The evidence at trial
demonstrated that D.G. had sustained fractures to her ribs, femurs, right
proximal tibia, distal humeri, radii, and ulnas. Some of these fractures were
determined to be six weeks old. The evidence also showed that, for two weeks before
receiving treatment, D.G. was crying most of the time, not eating, and screamed
when she was picked up and put down.
This evidence is sufficient
to allow the trial court to form a firm belief or conviction that appellant knowingly
placed or knowingly allowed D.G. to remain in conditions or surroundings which
endangered her physical or emotional well-being. See In re J.O.A., 283
S.W.3d at 344-45; In re J.F.C., 96 S.W.3d at 266. Therefore,
appellant’s third issue would not have been meritorious.
Appellant also challenges the legal and factual
sufficiency of the evidence supporting the trial court’s finding that
termination of her parental rights as to D.G. was in the best interest of D.G.
We consider the following factors in determining whether termination of the
parent-child relationship is in the best interest of the
child: (1) the child’s desires; (2) the child’s emotional and physical needs
now and in the future; (3) the emotional and physical danger to the child now
and in the future; (4) the parental abilities of the individuals seeking
custody; (5) the programs available to assist these individuals to promote the best interest of the child; (6) the plans for the child by
these individuals or by the agency seeking custody; (7) the stability of the
home or proposed placement; (8) the acts or omissions of the parent which may
indicate that the existing parent-child relationship is not proper; and (9) any
excuse for the acts or omissions of the parent.
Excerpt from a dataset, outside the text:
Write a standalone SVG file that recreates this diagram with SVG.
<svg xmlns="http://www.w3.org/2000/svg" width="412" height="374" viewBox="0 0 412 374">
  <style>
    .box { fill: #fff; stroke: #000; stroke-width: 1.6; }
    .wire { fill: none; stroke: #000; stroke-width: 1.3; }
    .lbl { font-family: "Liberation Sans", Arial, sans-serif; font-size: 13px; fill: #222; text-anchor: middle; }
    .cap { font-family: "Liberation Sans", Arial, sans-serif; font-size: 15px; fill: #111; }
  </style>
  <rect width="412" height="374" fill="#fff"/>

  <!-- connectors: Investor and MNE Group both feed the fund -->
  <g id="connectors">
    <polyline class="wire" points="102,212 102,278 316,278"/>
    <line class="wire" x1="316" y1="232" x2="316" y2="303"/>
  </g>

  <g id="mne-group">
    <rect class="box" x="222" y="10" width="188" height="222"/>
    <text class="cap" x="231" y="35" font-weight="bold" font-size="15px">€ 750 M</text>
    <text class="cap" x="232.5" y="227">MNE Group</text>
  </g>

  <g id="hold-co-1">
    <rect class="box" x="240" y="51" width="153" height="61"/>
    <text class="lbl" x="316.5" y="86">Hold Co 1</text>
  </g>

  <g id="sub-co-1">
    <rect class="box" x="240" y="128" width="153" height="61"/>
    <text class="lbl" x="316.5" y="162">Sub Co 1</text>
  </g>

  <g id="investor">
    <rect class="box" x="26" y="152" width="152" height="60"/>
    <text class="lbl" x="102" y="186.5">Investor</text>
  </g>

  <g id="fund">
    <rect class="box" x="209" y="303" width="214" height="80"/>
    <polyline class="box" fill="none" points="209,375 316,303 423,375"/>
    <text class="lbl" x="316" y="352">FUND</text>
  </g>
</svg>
Holley v. Adams, 544
S.W.2d 367, 371-72 (Tex. 1976); In re C.M.C., 273 S.W.3d 862, 876 (Tex.
App.—Houston [14th Dist.] 2008, no pet.). “Best interest” does not require proof of any unique set of
factors, and it does not limit proof to any specific factors. In re S.M.L.,
171 S.W.3d 472, 480 (Tex. App.—Houston [14th Dist.] 2005, no pet.). The same
evidence of acts or omissions used to establish a ground for
termination under section 161.001(1) may be probative in determining the best interest of the child. In re A.A.A., 265
S.W.3d 507, 516 (Tex. App.—Houston [1st Dist.] 2008, pet. denied).
At trial, the evidence demonstrated that, due to
D.G.’s injuries, she required 24-hour care. D.G.’s paternal grandmother
testified that she did not think appellant and D.G.’s father were capable of
caring for D.G.’s physical or emotional needs. Appellant offered no evidence
to show that she was able to provide a safe living environment for D.G.
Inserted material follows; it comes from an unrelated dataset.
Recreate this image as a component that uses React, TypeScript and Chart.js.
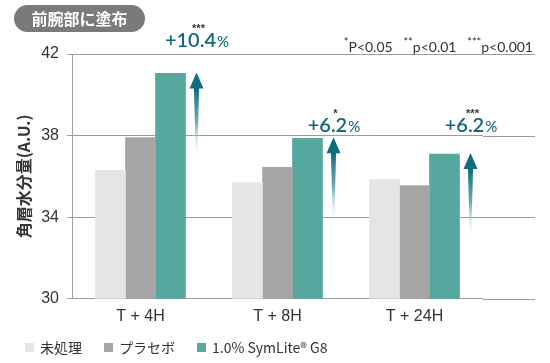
import React, { useEffect, useRef } from 'react';
import { Chart, registerables } from 'chart.js';

Chart.register(...registerables);

// ---- data ----
const categories = ['T + 4H', 'T + 8H', 'T + 24H'];
const seriesNames = ['未処理', 'プラセボ', '1.0% SymLite® G8'];
const untreated = [36.3, 35.7, 35.85];
const placebo = [37.9, 36.45, 35.55];
const symlite = [41.05, 37.87, 37.1];
const changeLabels = ['+10.4', '+6.2', '+6.2'];
const sigMarks = ['***', '*', '***'];
const yTicks = [30, 34, 38, 42];
const seriesColors = ['#e5e5e7', '#a6a6a6', '#56a89f'];

const ARROW_COLOR = '#0f6d7d';
const LABEL_COLOR = '#15687a';
const GRID_COLOR = '#9d9d9d';
const LATIN = '"Liberation Sans", Arial, sans-serif';
const GEO = 'Lato, "Open Sans", sans-serif';
const JP = '"Noto Sans CJK JP", "Noto Sans", sans-serif';

// label baseline level in axis units (group 1 sits above the plot)
const LABEL_LEVELS = [42.33, 38.16, 38.16];

const gridExtend = {
  id: 'gridExtend',
  beforeDatasetsDraw(chart: any) {
    const { ctx, chartArea, scales } = chart;
    ctx.save();
    ctx.strokeStyle = GRID_COLOR;
    ctx.lineWidth = 1;
    yTicks.forEach((v) => {
      const py = Math.round(scales.y.getPixelForValue(v)) + 0.5;
      ctx.beginPath();
      ctx.moveTo(chartArea.right, py);
      ctx.lineTo(chartArea.right + 52, py);
      ctx.stroke();
    });
    ctx.restore();
  },
};

const annotations = {
  id: 'annotations',
  afterDatasetsDraw(chart: any) {
    const { ctx, scales } = chart;
    const meta = chart.getDatasetMeta(2);
    meta.data.forEach((bar: any, i: number) => {
      const p = bar.getProps(['x', 'y', 'width'], true);
      const ax = p.x + p.width / 2 + 11;
      const top = p.y;
      const len = 88;
      const headH = 15;
      ctx.save();
      const g = ctx.createLinearGradient(0, top + headH, 0, top + len);
      g.addColorStop(0, 'rgba(15,109,125,1)');
      g.addColorStop(0.45, 'rgba(60,140,155,0.75)');
      g.addColorStop(1, 'rgba(255,255,255,0)');
      ctx.fillStyle = g;
      ctx.beginPath();
      ctx.moveTo(ax - 2.6, top + headH - 1);
      ctx.lineTo(ax + 2.6, top + headH - 1);
      ctx.lineTo(ax + 0.6, top + len);
      ctx.lineTo(ax - 0.6, top + len);
      ctx.closePath();
      ctx.fill();
      ctx.fillStyle = ARROW_COLOR;
      ctx.beginPath();
      ctx.moveTo(ax, top - 1);
      ctx.lineTo(ax + 7, top + headH);
      ctx.lineTo(ax - 7, top + headH);
      ctx.closePath();
      ctx.fill();

      // change label
      const base = scales.y.getPixelForValue(LABEL_LEVELS[i]);
      ctx.fillStyle = LABEL_COLOR;
      ctx.textBaseline = 'alphabetic';
      ctx.textAlign = 'left';
      const f1 = `600 20px ${GEO}`;
      const f2 = `500 15px ${GEO}`;
      ctx.font = f1;
      const w1 = ctx.measureText(changeLabels[i]).width;
      ctx.font = f2;
      const w2 = ctx.measureText('%').width;
      const sx = ax - (w1 + w2) / 2;
      ctx.font = f1;
      ctx.fillText(changeLabels[i], sx, base);
      ctx.font = f2;
      ctx.fillText('%', sx + w1 + 1, base);

      // significance
      ctx.fillStyle = '#333';
      ctx.textAlign = 'center';
      ctx.font = `bold 11px ${LATIN}`;
      ctx.fillText(sigMarks[i], ax + 2, base - 15);
      ctx.restore();
    });
  },
};

export default function App() {
  const ref = useRef<HTMLCanvasElement>(null);

  useEffect(() => {
    const values = [untreated, placebo, symlite];
    const chart = new Chart(ref.current as HTMLCanvasElement, {
      type: 'bar',
      data: {
        labels: categories,
        datasets: seriesNames.map((name, k) => ({
          label: name,
          data: values[k],
          backgroundColor: seriesColors[k],
          borderWidth: 0,
          barThickness: 30,
        })),
      },
      options: {
        responsive: false,
        animation: false,
        devicePixelRatio: 1,
        layout: { padding: { top: 54, right: 67, bottom: 29, left: 0 } },
        plugins: {
          legend: { display: false },
          tooltip: { enabled: false },
        },
        scales: {
          x: {
            grid: { display: false, drawTicks: false },
            border: { display: false },
            ticks: { color: '#333', font: { size: 16, family: LATIN }, padding: 8 },
          },
          y: {
            min: 30,
            max: 42,
            afterBuildTicks: (s: any) => {
              s.ticks = yTicks.map((v) => ({ value: v }));
            },
            afterFit: (s: any) => {
              s.width = 72;
            },
            grid: { color: GRID_COLOR, tickLength: 5, drawTicks: true },
            border: { display: true, color: GRID_COLOR },
            ticks: { color: '#333', font: { size: 16, family: LATIN }, padding: 8 },
            title: {
              display: true,
              text: '角層水分量(A.U.)',
              color: '#333',
              font: { size: 16, weight: 'bold', family: JP },
              padding: { top: 14, bottom: 0 },
            },
          },
        },
      },
      plugins: [gridExtend, annotations],
    } as any);
    return () => chart.destroy();
  }, []);

  return (
    <div
      style={{
        position: 'fixed',
        left: 0,
        top: 0,
        width: 550,
        height: 363,
        background: '#fff',
        overflow: 'hidden',
      }}
    >
      <canvas
        ref={ref}
        width={550}
        height={363}
        style={{ position: 'absolute', left: 0, top: 0, width: 550, height: 363 }}
      />
      <div
        style={{
          position: 'absolute',
          left: 14,
          top: 5,
          width: 131,
          height: 27,
          borderRadius: 14,
          background: '#7a7a7a',
          color: '#fff',
          fontFamily: JP,
          fontWeight: 700,
          fontSize: 16,
          lineHeight: '27px',
          textAlign: 'center',
        }}
      >
        前腕部に塗布
      </div>
      <div
        style={{
          position: 'absolute',
          right: 17,
          top: 33,
          fontFamily: GEO,
          fontSize: 14,
          color: '#333',
          whiteSpace: 'pre',
          lineHeight: '17px',
        }}
      >
        <sup style={{ fontSize: 11 }}>*</sup>P&lt;0.05{'   '}
        <sup style={{ fontSize: 11 }}>**</sup>p&lt;0.01{'   '}
        <sup style={{ fontSize: 11 }}>***</sup>p&lt;0.001
      </div>
      <div
        style={{
          position: 'absolute',
          left: 25,
          top: 338,
          display: 'flex',
          alignItems: 'center',
          fontFamily: JP,
          fontSize: 14,
          color: '#333',
          lineHeight: '18px',
        }}
      >
        {seriesNames.map((n, k) => (
          <div key={n} style={{ display: 'flex', alignItems: 'center', marginRight: 22 }}>
            <span
              style={{
                display: 'inline-block',
                width: 9,
                height: 9,
                background: seriesColors[k],
                marginRight: 6,
              }}
            />
            <span>{n}</span>
          </div>
        ))}
      </div>
    </div>
  );
}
Rather, there was evidence that appellant and D.G.’s father were still living
together. Appellant also failed to outline a permanent plan for caring for
D.G. In contrast, DFPS presented evidence that D.G. was recovering from her
injuries and doing well in her placement with her paternal grandmother. DFPS
also presented evidence that D.G.’s paternal grandmother wanted to continue to
care for D.G. Further, appellant provided no excuse for her acts and omissions
relating to her care of D.G.
There also was evidence at trial that appellant was
cooperative with DFPS and continued to provide for D.G. by supplying D.G.’s
paternal grandmother with items such as diapers, clothes, and medicine. D.G.’s
paternal grandmother also testified that appellant interacted with D.G. well
and that she felt appellant should continue to have a relationship with D.G.
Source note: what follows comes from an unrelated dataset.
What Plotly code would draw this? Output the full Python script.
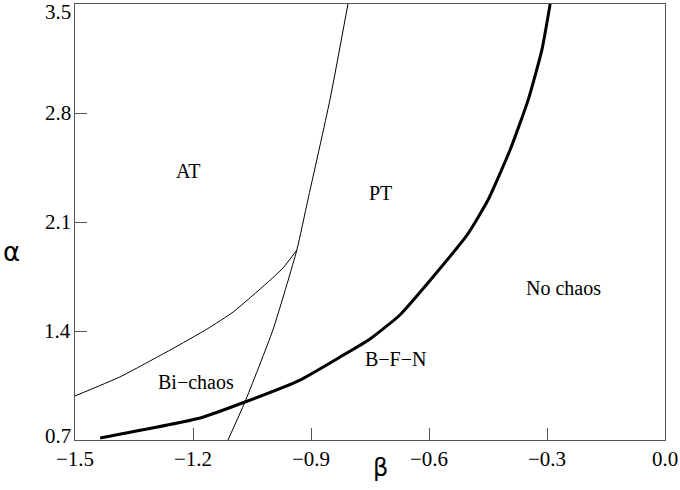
import plotly.graph_objects as go

# B-F-N boundary (thick)
bfn_beta = [-1.436, -1.182, -1.068, -0.928, -0.826, -0.750, -0.674, -0.590, -0.503, -0.450, -0.394, -0.348, -0.313, -0.292]
bfn_alpha = [0.713, 0.841, 0.944, 1.085, 1.233, 1.349, 1.503, 1.747, 2.017, 2.241, 2.562, 2.883, 3.205, 3.500]

# AT / Bi-chaos boundary
bi_beta = [-1.500, -1.386, -1.258, -1.164, -1.098, -1.012, -0.971, -0.936]
bi_alpha = [0.983, 1.105, 1.278, 1.413, 1.522, 1.708, 1.805, 1.920]

# AT / PT boundary (steep)
at_beta = [-1.111, -1.068, -0.997, -0.936, -0.908, -0.852, -0.806]
at_alpha = [0.700, 0.944, 1.406, 1.920, 2.241, 2.883, 3.500]

region_names = ['AT', 'PT', 'No chaos', 'B\u2212F\u2212N', 'Bi\u2212chaos']
region_beta = [-1.212, -0.724, -0.257, -0.686, -1.192]
region_alpha = [2.428, 2.286, 1.676, 1.220, 1.072]

x_ticks = [-1.5, -1.2, -0.9, -0.6, -0.3, 0.0]
x_labels = ['\u22121.5', '\u22121.2', '\u22120.9', '\u22120.6', '\u22120.3', '0.0']
y_ticks = [0.7, 1.4, 2.1, 2.8, 3.5]
y_labels = ['0.7', '1.4', '2.1', '2.8', '3.5']

serif = 'Liberation Serif, DejaVu Serif, serif'

fig = go.Figure()
fig.add_trace(go.Scatter(x=bfn_beta, y=bfn_alpha, mode='lines',
                         line=dict(color='black', width=3, shape='spline', smoothing=0.5),
                         showlegend=False))
fig.add_trace(go.Scatter(x=bi_beta, y=bi_alpha, mode='lines',
                         line=dict(color='black', width=1, shape='spline', smoothing=0.5),
                         showlegend=False))
fig.add_trace(go.Scatter(x=at_beta, y=at_alpha, mode='lines',
                         line=dict(color='black', width=1, shape='spline', smoothing=0.5),
                         showlegend=False))

for name, b, a in zip(region_names, region_beta, region_alpha):
    fig.add_annotation(x=b, y=a, text=name, showarrow=False,
                       font=dict(family=serif, size=20, color='black'))

# y tick labels kept inside the figure like the original (end ones nudged in)
for v, lab in zip(y_ticks, y_labels):
    shift = -8 if v == y_ticks[-1] else (4 if v == y_ticks[0] else 0)
    fig.add_annotation(x=0, y=v, xref='paper', yref='y', text=lab, showarrow=False,
                       xanchor='right', yanchor='middle', xshift=-2, yshift=shift,
                       font=dict(family=serif, size=21, color='black'))

# axis symbols (kept horizontal like the original)
fig.add_annotation(x=-0.107, y=0.431, xref='paper', yref='paper', text='\u03b1', showarrow=False,
                   xanchor='center', yanchor='middle',
                   font=dict(family='DejaVu Sans', size=26, color='black'))
fig.add_annotation(x=0.517, y=-0.064, xref='paper', yref='paper', text='\u03b2', showarrow=False,
                   xanchor='center', yanchor='middle',
                   font=dict(family='DejaVu Sans', size=24, color='black'))

fig.update_xaxes(range=[-1.5, 0.0], tickvals=x_ticks, ticktext=x_labels,
                 ticks='inside', ticklen=12, tickcolor='#555',
                 showline=True, linecolor='#555', linewidth=1, mirror=True,
                 showgrid=False, zeroline=False, automargin=False,
                 tickfont=dict(family=serif, size=21, color='black'))
fig.update_yaxes(range=[0.7, 3.5], tickvals=y_ticks, showticklabels=False,
                 ticks='inside', ticklen=12, tickcolor='#555',
                 showline=True, linecolor='#555', linewidth=1, mirror=True,
                 showgrid=False, zeroline=False, automargin=False)

fig.update_layout(width=680, height=490,
                  margin=dict(l=75, r=15, t=4, b=50, autoexpand=False),
                  plot_bgcolor='white', paper_bgcolor='white')

# drop the browser's default 8px page margin so the figure sits at the window corner
fig.write_html("out.html", config={'displayModeBar': False},
               post_script="document.body.style.margin = '0';")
After weighing all of the evidence, the evidence was sufficient to allow the trial court to
form a firm belief or conviction that termination of appellant’s parental
rights as to D.G. was in the best interest of D.G. See In re J.O.A.,
283 S.W.3d at 344-45; In re J.F.C., 96 S.W.3d at 266. Therefore, appellant’s fourth issue would not have been
meritorious.
Because the issues
identified for appeal would not have been meritorious, appellant cannot satisfy
Strickland’s second prong.
We overrule appellant’s first issue.
Conclusion
We affirm the
trial court’s judgment.
/s/ William
J. Boyce
Justice
Panel consists of Chief Justice
Hedges, Justices Anderson and Boyce.